Energy: I didn't totally flatten out or crash. There was a difference but along the same time I started to walk more and increase the load at the gym. Those were topped off by it being the busy time at work and my 12-hour shifts were often 13 and picking up extra shifts became the norm. There were some other factors in play, but my energy level was not the same.

Stools: I found I had no consistency on the low fat/leaner meat approach. I would go 5-6-7 days without going, followed by a somewhat difficult bout with constipation and that would be followed by several days of "looseness". Stools can be comical at times and my looseness force me to find several spots on my commute to work that I could whip over to the side of the road and prevent a bad situation. Followed by 5+ days without, then repeat the looseness. Nothing consistent. 

So, for me, here is what I concluded. My body is looking for an energy source and what I eat becomes the primary energy source. On the high fat kickoff to carnivore my body was ditching the glycogen/sugars and afterwards the first thing available was the fats I was eating. As I became fat adaptive it was the fat I was eating, and the next best thing was the fat I had been storing. The weight was peeling off. The proteins left over were used for muscle recovery/repair. I am sure at times the protein is used for energy, but the high fat eating led to fat being my primary energy source. Higher fat to protein also kept my blood sugar down, at least to the same lower numbers I had always experienced. My blood sugar shift came after ditching the fat and using leaner meats. The first thing in was lean protein and that became the 'new' source of energy. The protein source of energy sort of stalled the fat loss and thru the gluconeogenesis there was "excess" sugar in my system, maybe not excess but more than I had had in the past. The body looks for energy sources and will take the easiest and first available. 

Although the sugar has always been a concern I didn't make any changes. What forced me to increase the fat content back was the stools and their unpredictability. I stayed the course until I didn't make it to the bathroom in Sam's. Another day it was before I could get to the side of the road and the last time was in the parking lot at work. (Again comical, I thought I am the only person in the world that had to use the patch of decorative trees and bushes just inside the plant property. But, to my surprise as I was really loose there was a log on the ground, I would have been really happy to claim vs. my current situation).

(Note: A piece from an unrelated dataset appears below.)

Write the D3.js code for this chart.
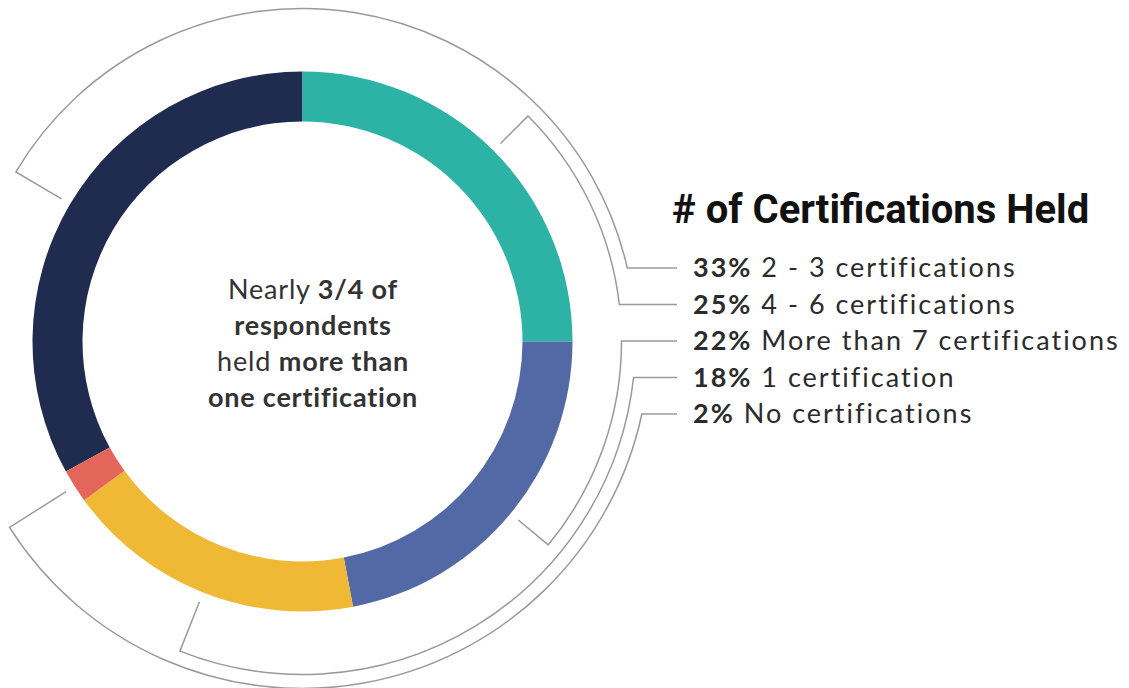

I re-added the fat content and sort of went back to the way I originally started. Higher fat content-moderate to high proteins with no carbs/no sugars. In took a week or so and my stool was more consistent. I didn't pay much attention but soon I realized the energy levels were up and then gym load and the workload were still relatively high. I attributed it to the fat content. Soon after that the weight started another fall again. 

Since then, I am a high fat (maybe higher fat than most) with moderate protein. As of late I have upped the protein intake to hit a muscle gaining levels in grams per pound, but I think my liking fat and the higher fat content may put me closer to what is considered desirable. Not real sure there.

Good luck. Sorry for the length. But I had the exact same thought process as you and for me, it didn't pan out. I'm interested to see how it works for you. Wishing you the best in your search.

Scott

Posted
4 hours ago, Mesa_John said:

I hear you guys, but why can I Google search "Carnivore Weight Gain" and I come across dozens and dozens of pages of posts of people gaining or loosing no weight?

I get it. There's so much conflicting information out there. The internet is a double edged sword. Sometimes I read a crappy book, and I see praising reviews, or vice versa. You've got a rash on your leg, and you find out on WebMD you've got but days to live. We're really on our own. A lot of the information is not vetted, and especially when it comes to nutritional science, it is very hard to pin down. 

A lot of people do not report accurately what they eat, or measure it wrong, etc. And with this partial information they go and display their findings on Reddit. 

I think what the consensus on this particular forum is, that fat is a friend. Fat is fuel. But again, these are opinions, no more, no less.